In 1811, Mr. Drew became a member of the Methodist Church, but for twenty-five years this connection was merely nominal. During all the years of his drover's life he kept himself free from the sins of intemperance and swearing. Once while riding out in a buggy with a friend, to look at some cattle, a thunder-storm came on, and his horse was killed in the shafts by lightning. This narrow escape from death made a deep impression on his mind, and in 1841 he united with the Mulberry Street Methodist Church, of which he became an active member and a trustee. The elegant marble structure now standing at the corner of Fourth Avenue and Twenty-second Street attests his liberality to this congregation.
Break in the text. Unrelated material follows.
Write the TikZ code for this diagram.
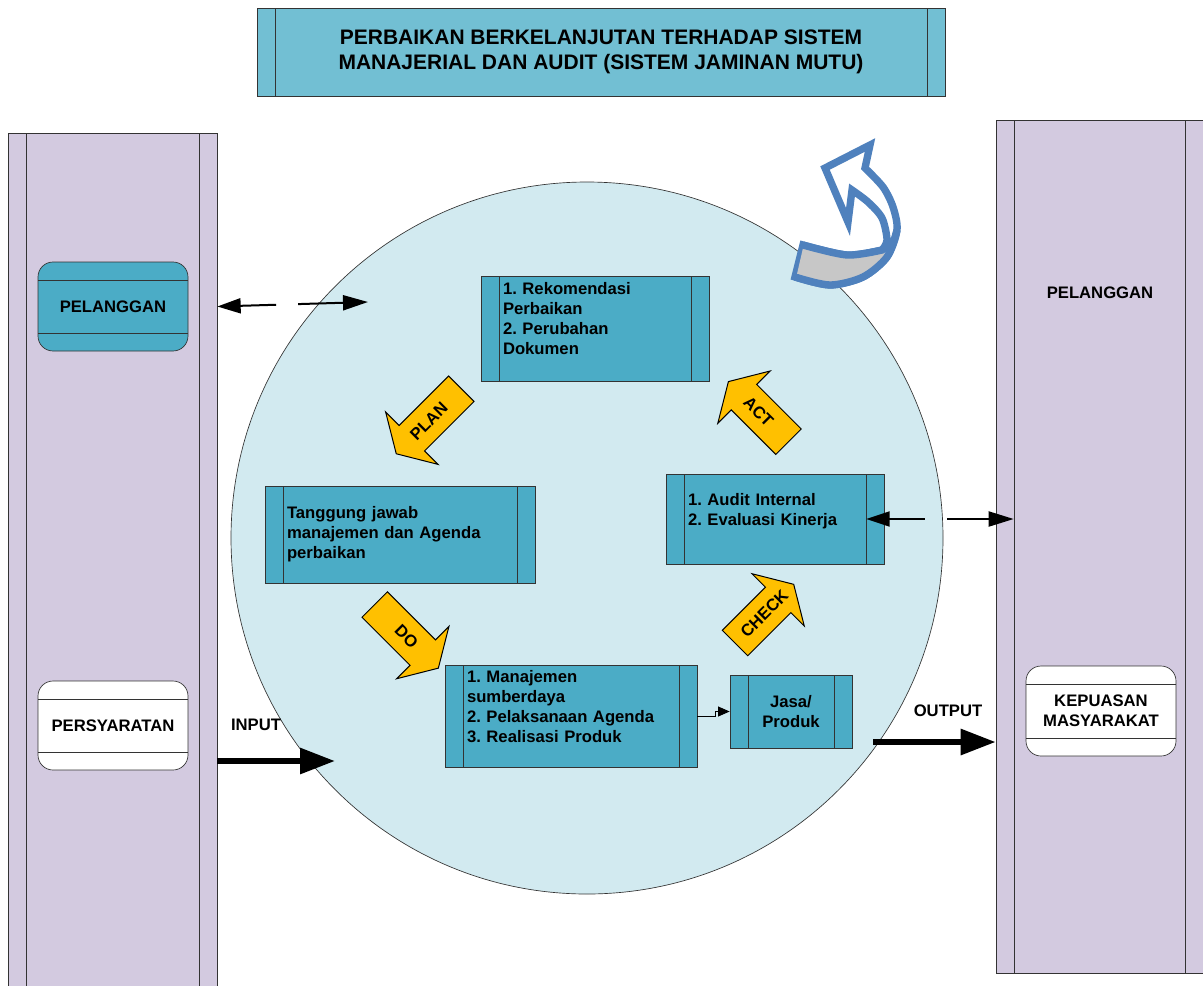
\documentclass[tikz,border=0pt]{standalone}
\usepackage{fontspec}
\setmainfont{Liberation Sans}
\usetikzlibrary{arrows.meta}

\newdimen\pxu
\pxu=0.6pt

\definecolor{lanelilac}{RGB}{211,202,224}
\definecolor{boxblue}{RGB}{75,172,198}
\definecolor{titleblue}{RGB}{114,191,211}
\definecolor{cyclefill}{RGB}{210,234,240}
\definecolor{pdcayellow}{RGB}{255,192,0}
\definecolor{turnblue}{RGB}{79,129,189}

% block arrow: name, tail x, tail y, direction, shaft length, text angle, label
\newcommand{\pdcaarrow}[7]{%
  \begin{scope}[shift={(#2,#3)}, rotate=#4]
    \draw[blockarrow] (0,-18) -- (#5,-18) -- (#5,-37) -- ++(22,37)
      -- (#5,37) -- (#5,18) -- (0,18) -- cycle;
    \node[rotate=#6] (#1) at ({(#5+22)/2},0) {#7};
  \end{scope}}

\begin{document}
\frenchspacing
\begin{tikzpicture}[x=0.6pt, y=-0.6pt,
  font=\bfseries\fontsize{10}{12}\selectfont,
  sidebars/.style={path picture={
      \draw[black!80] ([xshift=18*\pxu]path picture bounding box.north west)
        -- ([xshift=18*\pxu]path picture bounding box.south west);
      \draw[black!80] ([xshift=-18*\pxu]path picture bounding box.north east)
        -- ([xshift=-18*\pxu]path picture bounding box.south east);}},
  lane/.style={draw=black!80, fill=lanelilac, sidebars},
  procbox/.style={draw=black!80, fill=boxblue, sidebars, inner xsep=22*\pxu,
    inner ysep=0pt, align=left},
  termbox/.style={draw=black!80, rounded corners=9pt, minimum width=150*\pxu,
    minimum height=89*\pxu, align=center, path picture={
      \draw[black!80] ([yshift=-18*\pxu]path picture bounding box.north west)
        -- ([yshift=-18*\pxu]path picture bounding box.north east);
      \draw[black!80] ([yshift=18*\pxu]path picture bounding box.south west)
        -- ([yshift=18*\pxu]path picture bounding box.south east);}},
  blockarrow/.style={draw=black, fill=pdcayellow, line width=0.6pt},
  dashlink/.style={line width=1.2pt, dash pattern=on 21.6pt off 13.2pt on 30pt off 13.2pt,
    {Triangle[length=14pt,width=9pt]}-{Triangle[length=15pt,width=9pt]}},
  biglink/.style={line width=3.6pt, -{Triangle[length=21pt,width=15pt]}},
  smalllink/.style={line width=0.6pt, -{Triangle[length=7pt,width=6pt]}}]
  \useasboundingbox (0,0) rectangle (1203,985);

  % swim lanes
  \node[lane, minimum width=209*\pxu, minimum height=862*\pxu] (leftlane) at (112.5,564) {};
  \node[lane, minimum width=207*\pxu, minimum height=853*\pxu] (rightlane) at (1099.5,546.5) {};
  \node (custlabel) at (1100,293) {PELANGGAN};

  % the cycle
  \node[circle, draw=black!80, fill=cyclefill, minimum size=712*\pxu, inner sep=0pt] (cycle) at (587,538) {};

  % title
  \node[procbox, fill=titleblue, minimum width=688*\pxu, minimum height=88*\pxu, align=center,
    font=\bfseries\fontsize{12.6}{15}\selectfont] (title) at (601,52)
    {PERBAIKAN BERKELANJUTAN TERHADAP SISTEM\\MANAJERIAL DAN AUDIT (SISTEM JAMINAN MUTU)};

  % lane boxes
  \node[termbox, fill=boxblue] (customer) at (113,306.5) {PELANGGAN};
  \node[termbox, fill=white] (requirement) at (113,725.5) {PERSYARATAN};
  \node[termbox, fill=white, minimum height=90*\pxu] (satisfaction) at (1101,711) {KEPUASAN\\MASYARAKAT};

  % process boxes
  \node[procbox, text width=184*\pxu, minimum height=105*\pxu] (review) at (595,328.5)
    {1. Rekomendasi\\Perbaikan\\2. Perubahan\\Dokumen\\ \mbox{}};
  \node[procbox, text width=226*\pxu, minimum height=97*\pxu] (agenda) at (400,534.5)
    {Tanggung jawab\\manajemen dan Agenda\\perbaikan};
  \node[procbox, text width=174*\pxu, minimum height=90*\pxu] (audit) at (775,519)
    {1. Audit Internal\\2. Evaluasi Kinerja\\ \mbox{}};
  \node[procbox, text width=208*\pxu, minimum height=102*\pxu] (mgmt) at (571,716)
    {1. Manajemen\\sumberdaya\\2. Pelaksanaan Agenda\\3. Realisasi Produk\\ \mbox{}};
  \node[procbox, align=center, inner xsep=0pt, minimum width=122*\pxu, minimum height=73*\pxu]
    (product) at (791,711.5) {Jasa/\\Produk};

  % PDCA arrows
  \pdcaarrow{plan}{461.3}{388.7}{225}{70}{45}{PLAN}
  \pdcaarrow{do}{374.7}{604.5}{-45}{68}{-45}{DO}
  \pdcaarrow{check}{735}{643}{45}{61}{45}{CHECK}
  \pdcaarrow{act}{788.5}{441.7}{135}{63}{-45}{ACT}

  % continuous improvement turn
  \filldraw[fill=white, draw=turnblue, line width=4.4pt, line join=miter]
    plot[smooth] coordinates {(795,277) (830,285) (863,277) (887,257) (897,230) (893,207) (883,187) (865,168)}
    -- (870,145) -- (825,168) -- (848,222)
    -- plot[smooth] coordinates {(852,190) (868,202) (882,218) (887,240) (882,250)}
    -- plot[smooth] coordinates {(882,250) (847,255) (803,245)} -- cycle;
  \fill[black!22] plot[smooth] coordinates {(803,248) (847,258) (884,253)}
    -- plot[smooth] coordinates {(887,257) (863,275) (830,282) (797,274)} -- cycle;
  \draw[turnblue, line width=4.4pt]
    plot[smooth] coordinates {(803,245) (847,255) (882,250)} -- (894,240);
  \draw[turnblue, line width=4.4pt, line join=miter]
    plot[smooth] coordinates {(795,277) (830,285) (863,277) (887,257) (897,230)};

  % connectors
  \coordinate (circlein) at (368,302);
  \coordinate (auditin) at ([xshift=-18*\pxu]audit.east);
  \coordinate (laneedge) at ([xshift=18*\pxu]rightlane.west);
  \draw[dashlink] (leftlane.east |- customer) -- (circlein);
  \draw[dashlink] (auditin) -- (laneedge |- auditin);

  \coordinate (inputend) at (335,761);
  \coordinate (outputstart) at (873,742);
  \draw[biglink] (leftlane.east |- inputend) -- (inputend);
  \draw[biglink] (outputstart) -- (rightlane.west |- outputstart);
  \node (inputlabel) at (256,725) {INPUT};
  \node (outputlabel) at (948,711) {OUTPUT};

  \draw[smalllink] (mgmt.east) -- ++(18,0) |- (product.west);
\end{tikzpicture}
\end{document}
He is a trustee in the Wesleyan University, and has largely endowed that institution; and within the past few years has contributed several hundred thousand dollars for the endowment of the Drew Theological Seminary, which has been established at Madison, New Jersey, for the education of candidates for the Methodist ministry. He gives largely in aid of missionary work, and is one of the most liberal men in his denomination. It is said that he gives away at least one hundred thousand dollars annually in private charities, besides the large donations with which the public are familiar. He selects his own charities, and refuses promptly to aid those which do not commend themselves to him.
His property is estimated at twenty millions of dollars, and he is said to earn at least half a million of dollars every year. He has two children, a son and a daughter, the latter of whom is the wife of a clergyman of the Baptist Church.
Mr. Drew is about five feet ten inches high, and slenderly made. He is very active and vigorous for his age, and looks a much younger man than he is. His expression is firm, but withal pleasant. His features are regular, but dark and deeply marked, while his black hair is still unstreaked with gray. He is courteous and friendly in his intercourse, and is very much liked by his acquaintances.